Just like it’s done with so many aspects of life as we know it, the COVID-19 pandemic has brought sweeping change to the higher education landscape. This has left families with current or prospective college students wondering whether to rethink their immediate plans for higher education.
For generations, parents have sought to provide their kids with the best education the family could afford. For many, that meant a traditional four-year college. In addition to the academic experience, living on campus was seen as a rite of passage few wanted their kids to miss.
Enter COVID-19. In short order, students were sent home. Before, they’d enjoyed in-person instruction, collaboration with classmates, and a vibrant campus life. Then suddenly, their world was limited to exclusively online learning and social interaction. Things have eased up some, but the “college experience” is a decidedly diminished, riskier incarnation of its former self.
Though we all hope that the vaccine rollout will bring familiarity back to daily life, we don’t yet know how soon colleges and universities will be offering the experiences we’re used to, including on-campus learning and housing. The necessity that arose in 2020 for these institutions to make do and find alternatives will have a lasting impact, even after health data says that they can return to “normal”. Some changes are here to stay, while some will fall by the wayside.
Families are asking themselves “Is it safe? Is it worth it?” The good news is there are more choices than ever before, and acceptance of the path less travelled has never been higher. Here are some things to think about as you weigh the options.
Option 1: Stay the Course (More or Less)
While the exact college dream you and your student envisioned may no longer exist, you could opt to push forward with its “new normal” counterpart. If the student in your family is healthy, motivated, and focused more on the core education than on campus life, that might well be the best option.
But a lot depends on the schools themselves, so do your homework. Colleges have been struggling to navigate the severe financial and logistical challenges of the pandemic. Some have managed the twists and turns better than others. Some are better equipped for online/hybrid learning. Some have had to make difficult decisions, such as eliminating majors or laying off staff. Not all will survive. This could be a key consideration, especially if graduation is a long way off.
What about kids who are less settled on a particular college, lifestyle, or education objective? For them, it’s harder to make a case for paying full freight for a big-ticket school in a far-flung destination. Many are opting instead to commute to a local college, state university, or community college, at least for the short term. There, they can earn credits, sample multiple disciplines, or explore internships more cost-effectively. Then later, when things open up, they’ll be in a better position to succeed with their original college plan if it still makes sense. One important caveat: if someone in your household is at high risk for COVID, having a student attending classes in person while living at home could increase that risk.
Option 2: Postpone the Trip
Moving ahead per the original timeline for college may not be the best strategy. For example, if the cultural experience of on-campus living is vital, or health concerns are paramount, now might be a good time for a gap year. It’s a path that, in the past, some were reluctant to take out of fear of being left behind.
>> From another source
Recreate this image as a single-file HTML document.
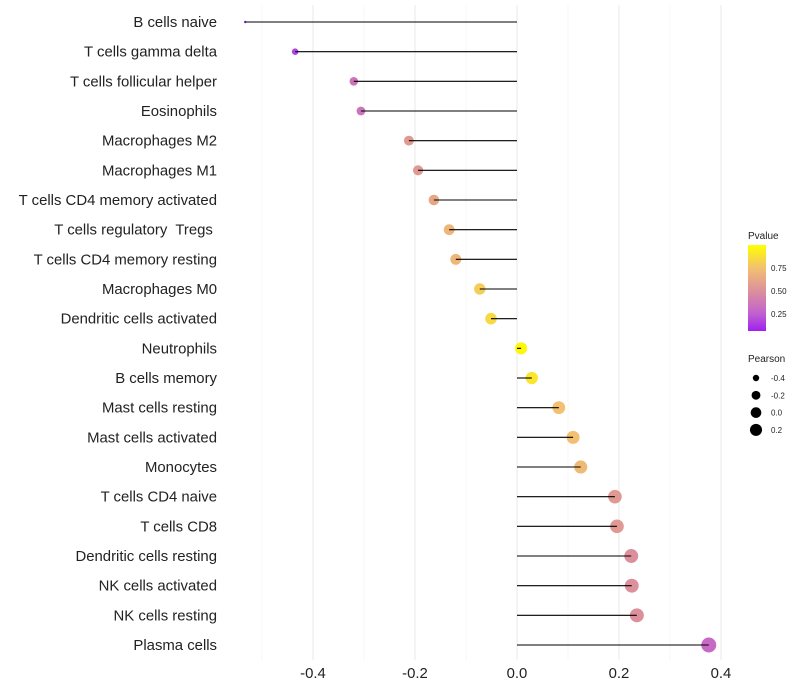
<!DOCTYPE html>
<html><head><meta charset="utf-8"><style>
body{margin:0;background:#fff;font-family:"Liberation Sans",sans-serif}
svg{display:block}
</style></head><body>
<svg id="chart" width="800" height="700"></svg>
<script>
const categories=["B cells naive","T cells gamma delta","T cells follicular helper","Eosinophils","Macrophages M2","Macrophages M1","T cells CD4 memory activated","T cells regulatory  Tregs ","T cells CD4 memory resting","Macrophages M0","Dendritic cells activated","Neutrophils","B cells memory","Mast cells resting","Mast cells activated","Monocytes","T cells CD4 naive","T cells CD8","Dendritic cells resting","NK cells activated","NK cells resting","Plasma cells"];
const pearson=[-0.533,-0.435,-0.320,-0.306,-0.212,-0.194,-0.163,-0.133,-0.120,-0.073,-0.051,0.008,0.029,0.082,0.110,0.125,0.192,0.196,0.224,0.225,0.235,0.376];
const pvalue=[0.05,0.15,0.35,0.35,0.55,0.55,0.62,0.7,0.7,0.8,0.85,0.97,0.9,0.75,0.75,0.72,0.55,0.55,0.5,0.5,0.5,0.3];
const xTicks=[-0.4,-0.2,0.0,0.2,0.4];
const xMinor=[-0.5,-0.3,-0.1,0.1,0.3];
const legendP=[0.25,0.50,0.75];
const legendPearson=[-0.4,-0.2,0.0,0.2];
const NS="http://www.w3.org/2000/svg";
const svg=document.getElementById('chart');
const X=v=>517+v*510;
const Y=i=>22+i*29.667;
const vmin=Math.min(...pearson),vmax=Math.max(...pearson);
const R=v=>{const t=Math.max(0,Math.min(1,(v-vmin)/(vmax-vmin)));return 1.25*(1+5*Math.sqrt(t));};
const stops=[[0,[160,32,240]],[0.25,[192,96,208]],[0.5,[220,144,156]],[0.75,[242,192,112]],[1,[255,255,0]]];
function col(p){for(let k=1;k<stops.length;k++){if(p<=stops[k][0]||k==stops.length-1){const a=stops[k-1],b=stops[k];const t=Math.max(0,Math.min(1,(p-a[0])/(b[0]-a[0])));return 'rgb('+a[1].map((c,j)=>Math.round(c+(b[1][j]-c)*t)).join(',')+')';}}}
function el(t,a,txt){const e=document.createElementNS(NS,t);for(const k in a)e.setAttribute(k,a[k]);if(txt!=null)e.textContent=txt;svg.appendChild(e);return e;}
xMinor.forEach(v=>{const g=el('line',{x1:X(v),x2:X(v),y1:5,y2:660,stroke:'#f2f2f2','stroke-width':0.6});

});
xTicks.forEach(v=>{const g=el('line',{x1:X(v),x2:X(v),y1:5,y2:660,stroke:'#ebebeb','stroke-width':1.1});


const t=el('text',{x:X(v),y:678,'text-anchor':'middle','font-size':14.9,fill:'#222'},v.toFixed(1));

});
categories.forEach((c,i)=>{
const t=el('text',{x:217,y:Y(i)+5,'text-anchor':'end','font-size':14.9,fill:'#222',style:'white-space:pre'},c);


const p=el('circle',{cx:X(pearson[i]),cy:Y(i),r:R(pearson[i]),fill:col(pvalue[i])});


const l=el('line',{x1:X(0),x2:X(pearson[i]),y1:Y(i),y2:Y(i),stroke:'#000','stroke-width':1.1});


});
let t=el('text',{x:748,y:239,'font-size':10,fill:'#222'},'Pvalue');


const defs=el('defs',{});
const lg=document.createElementNS(NS,'linearGradient');lg.setAttribute('id','pg');lg.setAttribute('x1','0');lg.setAttribute('y1','1');lg.setAttribute('x2','0');lg.setAttribute('y2','0');
defs.appendChild(lg);
const p0=0.065,p1=1.0;
stops.forEach(s=>{const st=document.createElementNS(NS,'stop');st.setAttribute('offset',Math.max(0,(s[0]-p0)/(p1-p0)));st.setAttribute('stop-color',col(s[0]));lg.appendChild(st);});
const bar=el('rect',{x:748,y:245,width:18,height:86,fill:'url(#pg)'});


const PY=p=>331-(p-p0)/(p1-p0)*86;
legendP.forEach(p=>{const tt=el('text',{x:771,y:PY(p)+3,'font-size':8,fill:'#222'},p.toFixed(2));

});
t=el('text',{x:748,y:362,'font-size':10,fill:'#222'},'Pearson');


legendPearson.forEach((v,k)=>{const y=378+k*17.3;
const c=el('circle',{cx:756,cy:y,r:R(v)*0.88,fill:'#000'});


const tt=el('text',{x:771,y:y+3,'font-size':8,fill:'#222'},v.toFixed(1));

});
</script>
</body></html>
But according to the Gap Year Association, research suggests that a gap year can actually improve academic and career outcomes. And now, much of the stigma has been erased, as COVID concerns have prompted wider acceptance out of necessity.
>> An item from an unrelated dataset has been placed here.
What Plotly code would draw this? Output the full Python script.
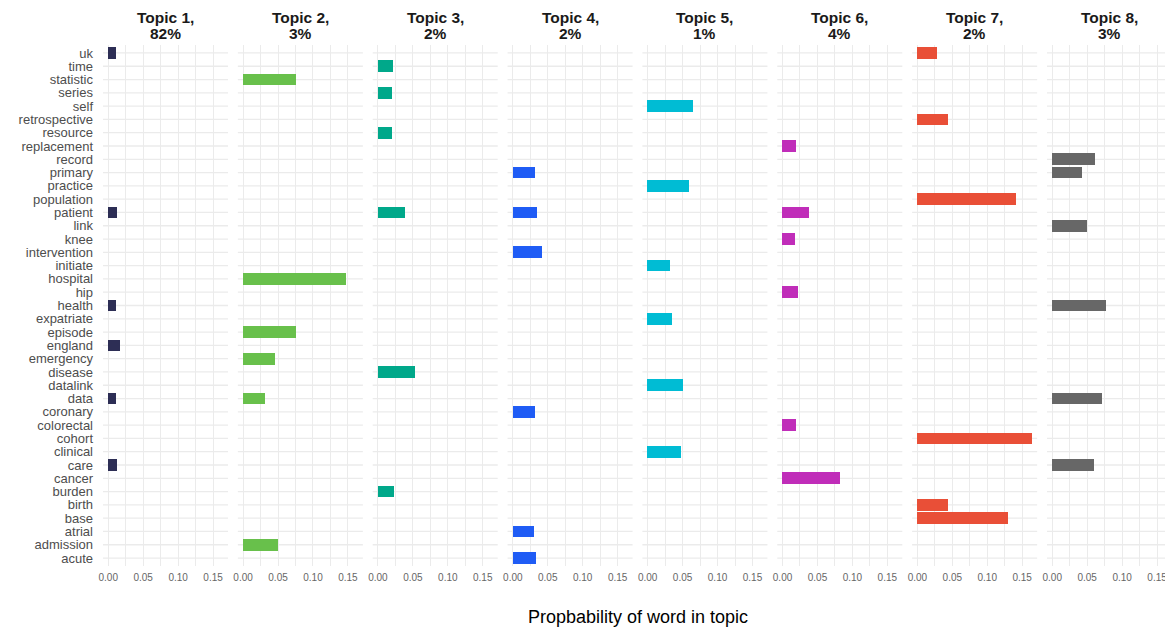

Traditionally, a gap year was seen as a time for students to explore via volunteer or paid work, travel, and self-reflection. While the pandemic has put a damper on some of this, it has also helped foster acceptance of alternative approaches for gap year pursuits.
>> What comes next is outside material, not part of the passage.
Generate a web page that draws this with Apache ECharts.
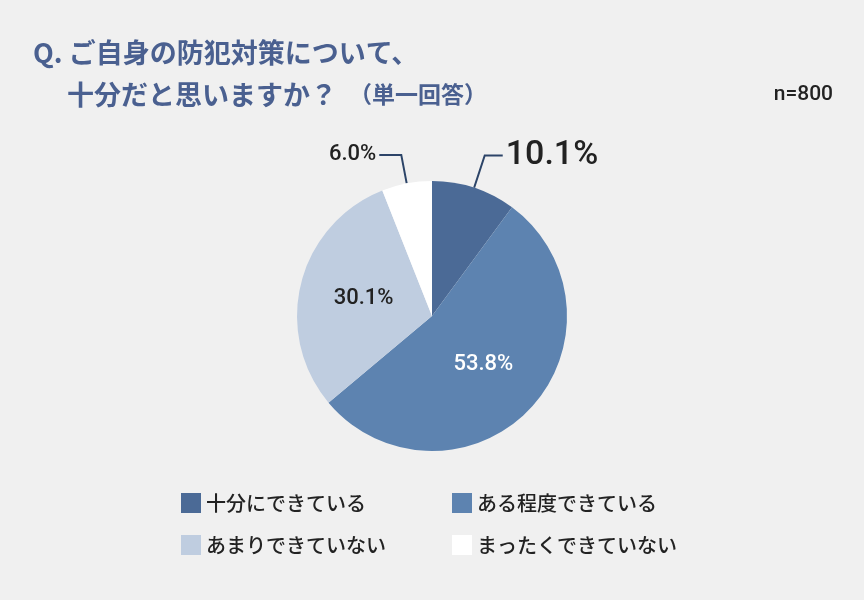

For example, students can choose from an endless array of online college classes at a fraction of what they would cost in-person. In fact, some Ivy League schools have made their course material available for free online. So if your child is uncertain whether to pursue medicine, law, or business, intro classes from Harvard, Yale, UPenn, and others are just a click away.
Option 3: Take an Alternate Route
It’s not just colleges that are seeking to educate those who want to learn. Companies like Google and Apple offer certification programs that prepare attendees to fill lucrative, in-demand tech jobs. This could be a great way to build skills and work/life experience during a gap year. And many employers no longer require a college degree as a prerequisite for hire. For a child who’s a born engineer, this training could even serve as a substitute for traditional college.
Finally, what if your child prefers hands-on work? Thanks in part to the mentality that “a 4-year college is for everyone” that has prevailed in recent years, expertise in manual skills is in great demand. The number of plumbers, electricians, and other “blue collar” workers needed far exceeds the supply. Job prospects, wages, and educational opportunities for these workers are all on the rise. For the right child, trade school, apprenticeship programs, or online/hybrid training might be a better fit than college.
If COVID has taught us anything, it’s that we must sometimes break free of long-held assumptions about what is the best path, to make way for a brighter future. In the realm of college planning, that has meant letting go of the idea that “one size fits all” and opening ourselves to new models for educating future generations. And that’s great, because it means freedom to choose.
At the same time, charting a new course is more challenging than following conventional wisdom. That’s why now, more than ever, it’s important to be thoughtful about what you want from the college -experience. In the end, only you and your student can decide if the “new normal” for traditional college provides it, or if you need to consider a detour.